■ **Exercise objective**: Make an exact copy of all the material below, apart from the pictures.
######
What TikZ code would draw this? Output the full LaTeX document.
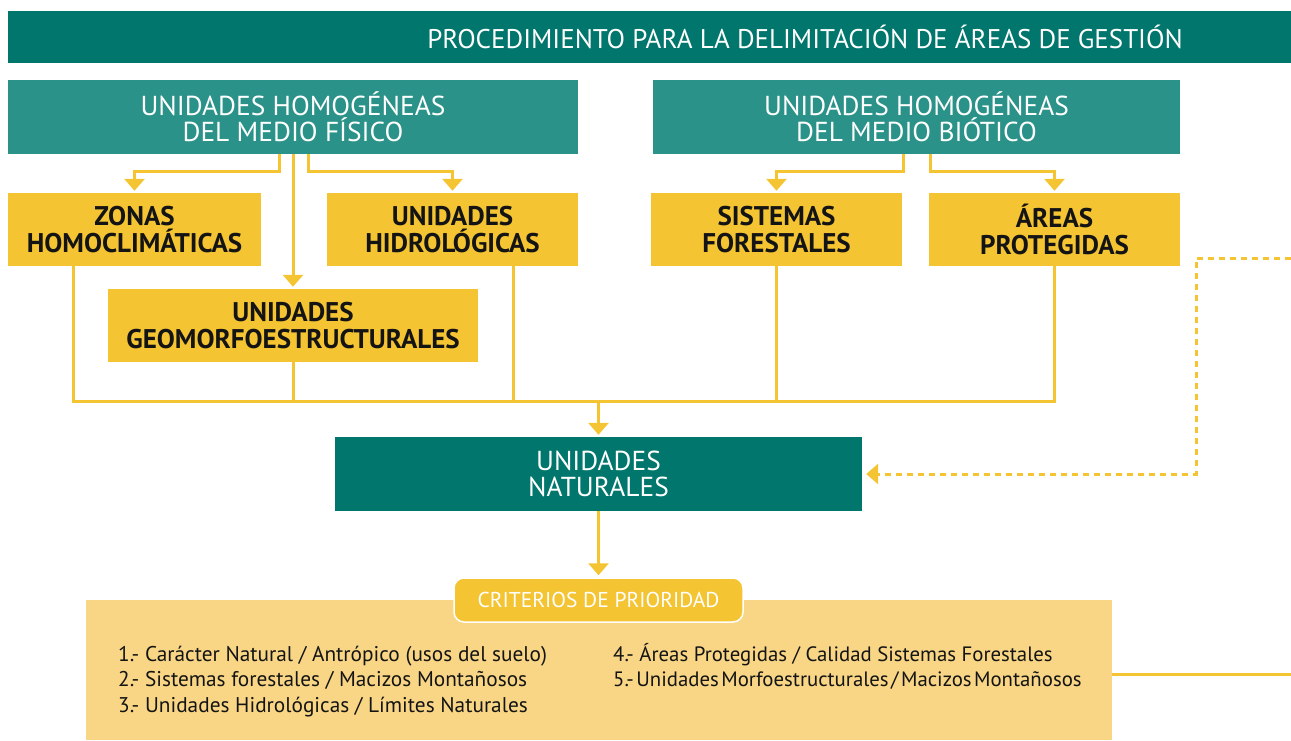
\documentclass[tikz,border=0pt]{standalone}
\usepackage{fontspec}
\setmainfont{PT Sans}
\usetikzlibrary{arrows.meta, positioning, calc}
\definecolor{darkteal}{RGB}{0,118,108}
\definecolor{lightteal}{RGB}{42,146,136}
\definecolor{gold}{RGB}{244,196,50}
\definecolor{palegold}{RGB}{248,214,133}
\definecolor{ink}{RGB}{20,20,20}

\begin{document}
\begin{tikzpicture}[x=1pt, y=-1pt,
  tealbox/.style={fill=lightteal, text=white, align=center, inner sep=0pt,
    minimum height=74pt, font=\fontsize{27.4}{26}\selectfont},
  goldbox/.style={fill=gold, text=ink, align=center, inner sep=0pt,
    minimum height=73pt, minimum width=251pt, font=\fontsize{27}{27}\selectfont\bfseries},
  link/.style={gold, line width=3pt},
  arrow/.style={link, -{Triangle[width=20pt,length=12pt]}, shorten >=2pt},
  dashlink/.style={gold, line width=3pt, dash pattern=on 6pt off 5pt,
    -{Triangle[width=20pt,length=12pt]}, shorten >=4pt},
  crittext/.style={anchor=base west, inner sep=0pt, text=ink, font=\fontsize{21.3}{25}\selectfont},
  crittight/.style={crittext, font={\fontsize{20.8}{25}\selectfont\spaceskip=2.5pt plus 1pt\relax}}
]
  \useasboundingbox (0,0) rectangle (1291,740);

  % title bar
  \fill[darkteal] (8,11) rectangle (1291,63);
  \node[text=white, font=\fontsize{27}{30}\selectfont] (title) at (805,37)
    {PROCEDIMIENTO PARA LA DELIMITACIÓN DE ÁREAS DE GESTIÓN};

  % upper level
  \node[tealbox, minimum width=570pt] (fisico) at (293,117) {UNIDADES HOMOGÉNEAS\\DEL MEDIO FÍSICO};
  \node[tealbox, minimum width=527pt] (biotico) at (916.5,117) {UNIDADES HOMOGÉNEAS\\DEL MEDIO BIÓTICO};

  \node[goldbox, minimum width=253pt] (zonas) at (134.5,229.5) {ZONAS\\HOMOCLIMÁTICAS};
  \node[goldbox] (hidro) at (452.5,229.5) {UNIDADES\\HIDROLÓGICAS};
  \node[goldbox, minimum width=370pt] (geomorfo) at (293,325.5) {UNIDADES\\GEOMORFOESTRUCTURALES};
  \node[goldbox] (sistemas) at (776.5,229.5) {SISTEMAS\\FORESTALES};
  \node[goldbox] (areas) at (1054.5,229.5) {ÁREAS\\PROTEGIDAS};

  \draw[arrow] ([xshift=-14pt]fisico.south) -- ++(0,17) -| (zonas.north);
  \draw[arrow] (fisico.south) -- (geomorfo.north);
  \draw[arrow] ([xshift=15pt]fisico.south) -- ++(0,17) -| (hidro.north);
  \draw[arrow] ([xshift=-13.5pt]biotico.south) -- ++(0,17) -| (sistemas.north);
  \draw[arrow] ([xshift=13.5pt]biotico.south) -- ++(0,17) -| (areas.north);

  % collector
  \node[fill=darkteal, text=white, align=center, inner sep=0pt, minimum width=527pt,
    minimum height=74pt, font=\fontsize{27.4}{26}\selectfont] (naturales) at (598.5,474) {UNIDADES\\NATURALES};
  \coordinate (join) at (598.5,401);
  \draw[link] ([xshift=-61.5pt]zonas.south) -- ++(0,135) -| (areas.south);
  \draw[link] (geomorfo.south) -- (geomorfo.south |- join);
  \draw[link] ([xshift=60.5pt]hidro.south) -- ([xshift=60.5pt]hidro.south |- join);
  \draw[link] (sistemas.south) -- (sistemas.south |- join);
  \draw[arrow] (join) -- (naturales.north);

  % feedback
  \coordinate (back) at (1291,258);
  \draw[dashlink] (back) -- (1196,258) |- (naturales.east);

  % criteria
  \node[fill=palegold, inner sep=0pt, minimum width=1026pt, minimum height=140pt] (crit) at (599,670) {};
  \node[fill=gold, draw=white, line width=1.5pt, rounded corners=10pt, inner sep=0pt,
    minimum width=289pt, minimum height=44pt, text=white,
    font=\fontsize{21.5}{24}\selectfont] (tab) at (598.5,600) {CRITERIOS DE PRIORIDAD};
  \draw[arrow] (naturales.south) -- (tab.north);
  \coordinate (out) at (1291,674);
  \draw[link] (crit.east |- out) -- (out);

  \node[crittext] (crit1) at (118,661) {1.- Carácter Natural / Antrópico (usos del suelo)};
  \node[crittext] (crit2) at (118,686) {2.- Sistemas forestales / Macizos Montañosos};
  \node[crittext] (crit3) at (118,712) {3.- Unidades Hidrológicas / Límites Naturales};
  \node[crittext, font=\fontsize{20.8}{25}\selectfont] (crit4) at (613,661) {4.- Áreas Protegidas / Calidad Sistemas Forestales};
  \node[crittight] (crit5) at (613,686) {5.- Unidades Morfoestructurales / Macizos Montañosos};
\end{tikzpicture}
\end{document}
######
■ **Task solution**:
What TikZ code would draw this? Output the full LaTeX document.
\documentclass[tikz,border=0pt]{standalone}
\usepackage{fontspec}
\setmainfont{PT Sans}
\usetikzlibrary{arrows.meta, positioning, calc}
\definecolor{darkteal}{RGB}{0,118,108}
\definecolor{lightteal}{RGB}{42,146,136}
\definecolor{gold}{RGB}{244,196,50}
\definecolor{palegold}{RGB}{248,214,133}
\definecolor{ink}{RGB}{20,20,20}

\begin{document}
\begin{tikzpicture}[x=1pt, y=-1pt,
  tealbox/.style={fill=lightteal, text=white, align=center, inner sep=0pt,
    minimum height=74pt, font=\fontsize{27.4}{26}\selectfont},
  goldbox/.style={fill=gold, text=ink, align=center, inner sep=0pt,
    minimum height=73pt, minimum width=251pt, font=\fontsize{27}{27}\selectfont\bfseries},
  link/.style={gold, line width=3pt},
  arrow/.style={link, -{Triangle[width=20pt,length=12pt]}, shorten >=2pt},
  dashlink/.style={gold, line width=3pt, dash pattern=on 6pt off 5pt,
    -{Triangle[width=20pt,length=12pt]}, shorten >=4pt},
  crittext/.style={anchor=base west, inner sep=0pt, text=ink, font=\fontsize{21.3}{25}\selectfont},
  crittight/.style={crittext, font={\fontsize{20.8}{25}\selectfont\spaceskip=2.5pt plus 1pt\relax}}
]
  \useasboundingbox (0,0) rectangle (1291,740);

  % title bar
  \fill[darkteal] (8,11) rectangle (1291,63);
  \node[text=white, font=\fontsize{27}{30}\selectfont] (title) at (805,37)
    {PROCEDIMIENTO PARA LA DELIMITACIÓN DE ÁREAS DE GESTIÓN};

  % upper level
  \node[tealbox, minimum width=570pt] (fisico) at (293,117) {UNIDADES HOMOGÉNEAS\\DEL MEDIO FÍSICO};
  \node[tealbox, minimum width=527pt] (biotico) at (916.5,117) {UNIDADES HOMOGÉNEAS\\DEL MEDIO BIÓTICO};

  \node[goldbox, minimum width=253pt] (zonas) at (134.5,229.5) {ZONAS\\HOMOCLIMÁTICAS};
  \node[goldbox] (hidro) at (452.5,229.5) {UNIDADES\\HIDROLÓGICAS};
  \node[goldbox, minimum width=370pt] (geomorfo) at (293,325.5) {UNIDADES\\GEOMORFOESTRUCTURALES};
  \node[goldbox] (sistemas) at (776.5,229.5) {SISTEMAS\\FORESTALES};
  \node[goldbox] (areas) at (1054.5,229.5) {ÁREAS\\PROTEGIDAS};

  \draw[arrow] ([xshift=-14pt]fisico.south) -- ++(0,17) -| (zonas.north);
  \draw[arrow] (fisico.south) -- (geomorfo.north);
  \draw[arrow] ([xshift=15pt]fisico.south) -- ++(0,17) -| (hidro.north);
  \draw[arrow] ([xshift=-13.5pt]biotico.south) -- ++(0,17) -| (sistemas.north);
  \draw[arrow] ([xshift=13.5pt]biotico.south) -- ++(0,17) -| (areas.north);

  % collector
  \node[fill=darkteal, text=white, align=center, inner sep=0pt, minimum width=527pt,
    minimum height=74pt, font=\fontsize{27.4}{26}\selectfont] (naturales) at (598.5,474) {UNIDADES\\NATURALES};
  \coordinate (join) at (598.5,401);
  \draw[link] ([xshift=-61.5pt]zonas.south) -- ++(0,135) -| (areas.south);
  \draw[link] (geomorfo.south) -- (geomorfo.south |- join);
  \draw[link] ([xshift=60.5pt]hidro.south) -- ([xshift=60.5pt]hidro.south |- join);
  \draw[link] (sistemas.south) -- (sistemas.south |- join);
  \draw[arrow] (join) -- (naturales.north);

  % feedback
  \coordinate (back) at (1291,258);
  \draw[dashlink] (back) -- (1196,258) |- (naturales.east);

  % criteria
  \node[fill=palegold, inner sep=0pt, minimum width=1026pt, minimum height=140pt] (crit) at (599,670) {};
  \node[fill=gold, draw=white, line width=1.5pt, rounded corners=10pt, inner sep=0pt,
    minimum width=289pt, minimum height=44pt, text=white,
    font=\fontsize{21.5}{24}\selectfont] (tab) at (598.5,600) {CRITERIOS DE PRIORIDAD};
  \draw[arrow] (naturales.south) -- (tab.north);
  \coordinate (out) at (1291,674);
  \draw[link] (crit.east |- out) -- (out);

  \node[crittext] (crit1) at (118,661) {1.- Carácter Natural / Antrópico (usos del suelo)};
  \node[crittext] (crit2) at (118,686) {2.- Sistemas forestales / Macizos Montañosos};
  \node[crittext] (crit3) at (118,712) {3.- Unidades Hidrológicas / Límites Naturales};
  \node[crittext, font=\fontsize{20.8}{25}\selectfont] (crit4) at (613,661) {4.- Áreas Protegidas / Calidad Sistemas Forestales};
  \node[crittight] (crit5) at (613,686) {5.- Unidades Morfoestructurales / Macizos Montañosos};
\end{tikzpicture}
\end{document}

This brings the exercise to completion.